The European Commission believes that the the number of businesses in Greece came down to 613,973 in 2015 against 630,050 in 2014. According to the same estimations, this “translates” to 45,000 fewer jobs and to a significantly reduced added value to the economy. The number of the companies that closed down last year is in fact much greater, as the company numbers also include those that were created in 2015.

The declining trend is seen to continue also in 2016 as preliminary data for 2016 are not at all encouraging either: Figures from the General Commerce Register (GEMI) show that in the first quarter of 2016 there were 9,812 businesses written off and just 5,988 new ones registered. This signifies a fresh reduction of 3,824 enterprises within three months.

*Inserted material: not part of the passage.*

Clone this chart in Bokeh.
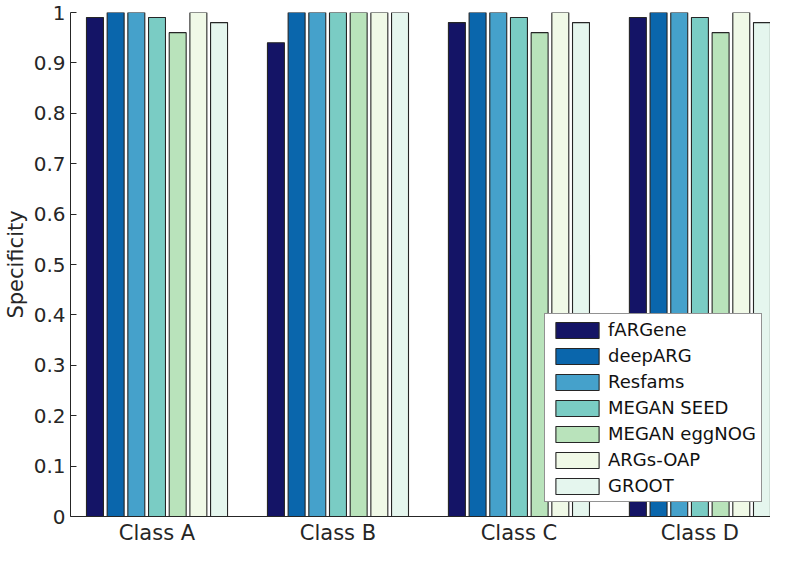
from bokeh.plotting import figure
from bokeh.models import Range1d, FixedTicker, ColumnDataSource, Legend, LegendItem
from bokeh.transform import dodge
from bokeh.embed import file_html
from bokeh.resources import INLINE

classes = ["Class A", "Class B", "Class C", "Class D"]
class_pos = [1, 2, 3, 4]
tools = ["fARGene", "deepARG", "Resfams", "MEGAN SEED", "MEGAN eggNOG", "ARGs-OAP", "GROOT"]
colors = ["#141466", "#0a66ac", "#45a1cb", "#7accc4", "#b9e3bb", "#f0f9e7", "#e5f6ee"]

fargene = [0.99, 0.94, 0.98, 0.99]
deeparg = [1.00, 1.00, 1.00, 1.00]
resfams = [1.00, 1.00, 1.00, 1.00]
megan_seed = [0.99, 1.00, 0.99, 0.99]
megan_eggnog = [0.96, 1.00, 0.96, 0.96]
args_oap = [1.00, 1.00, 1.00, 1.00]
groot = [0.98, 1.00, 0.98, 0.98]
series = [fargene, deeparg, resfams, megan_seed, megan_eggnog, args_oap, groot]

y_ticks = [0, 0.1, 0.2, 0.3, 0.4, 0.5, 0.6, 0.7, 0.8, 0.9, 1]

FONT = "DejaVu Sans"
AX = "#262626"

p = figure(width=770, height=547, output_backend="svg", toolbar_location=None,
           x_range=Range1d(0.522, 4.39), y_range=Range1d(0, 1),
           min_border_left=66, min_border_right=0, min_border_top=12, min_border_bottom=29)

data = {"x": class_pos}
for t, s in zip(tools, series):
    data[t] = s
src = ColumnDataSource(data)

pitch = 0.8 / 7
items = []
for i, (t, c) in enumerate(zip(tools, colors)):
    off = (i - 3) * pitch
    r = p.vbar(x=dodge("x", off, range=p.x_range), top=t, width=pitch * 0.82, bottom=0,
               source=src, fill_color=c, line_color=AX, line_width=1.1)
    items.append(LegendItem(label=t, renderers=[r]))

legend = Legend(items=items, location=(474, 14))
legend.label_text_font = FONT
legend.label_text_font_size = "18px"
legend.label_text_color = "#111111"
legend.glyph_width = 54
legend.glyph_height = 20
legend.spacing = 5
legend.padding = 5
legend.margin = 0
legend.label_standoff = 4
legend.border_line_color = AX
legend.border_line_width = 1
legend.background_fill_alpha = 1
p.add_layout(legend)

p.xaxis.ticker = FixedTicker(ticks=class_pos)
p.xaxis.major_label_overrides = {pos: lab for pos, lab in zip(class_pos, classes)}
p.xaxis.major_tick_in = 0
p.xaxis.major_tick_out = 0
p.xaxis.minor_tick_line_color = None
p.xaxis.major_label_text_font = FONT
p.xaxis.major_label_text_font_size = "21px"
p.xaxis.major_label_text_color = AX
p.xaxis.major_label_standoff = 4
p.xaxis.axis_line_color = AX

p.yaxis.ticker = FixedTicker(ticks=y_ticks)
p.yaxis.major_label_overrides = {v: ("0" if v == 0 else ("1" if v == 1 else f"{v:g}")) for v in y_ticks}
p.yaxis.major_tick_in = 6
p.yaxis.major_tick_out = 0
p.yaxis.minor_tick_line_color = None
p.yaxis.major_label_text_font = FONT
p.yaxis.major_label_text_font_size = "20px"
p.yaxis.major_label_text_color = AX
p.yaxis.major_label_standoff = 5
p.yaxis.axis_line_color = AX
p.yaxis.major_tick_line_color = AX
p.yaxis.axis_label = "Specificity"
p.yaxis.axis_label_text_font = FONT
p.yaxis.axis_label_text_font_size = "21px"
p.yaxis.axis_label_text_font_style = "normal"
p.yaxis.axis_label_text_color = AX
p.yaxis.axis_label_standoff = 3

p.xgrid.grid_line_color = None
p.ygrid.grid_line_color = None
p.outline_line_color = None

open("out.html", "w").write(file_html(p, INLINE))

“To understand the blow that Greek business has suffered in recent years, one needs to look back at the figures since 2008: A total of 244,712 have been lost from the economy in the period to 2015, as eight years ago companies in Greece numbered 858,685, according to the European Commission’s records. This has also meant the loss of 842,670 jobs in that period,” Kathimerini notes and adds that

“The decrease of the number of businesses comes from bankruptcies or simple closure of business as wells as from companies that have moved their headquarters abroad. Also many multinationals departed from Greece.”

Center for Economic Program Research (KEPE) noted last year that closing down businesses is not related only to the economic crisis and the limited access of Small and Medium Enterprises to bank financing. “The economic crisis was probably the one that revealed the structural problems of small and medium entrepreneurship in Greece and especially the heavy reliance on domestic demand and the under-investment in the production of goods and services that can be internationally traded,” KEPE noted.

PS I should also add “mismanagement” and “closure/bankruptcy” as a means to avoid paying back loans to the banks and debts to the state due to overdue tax and social contribution payments.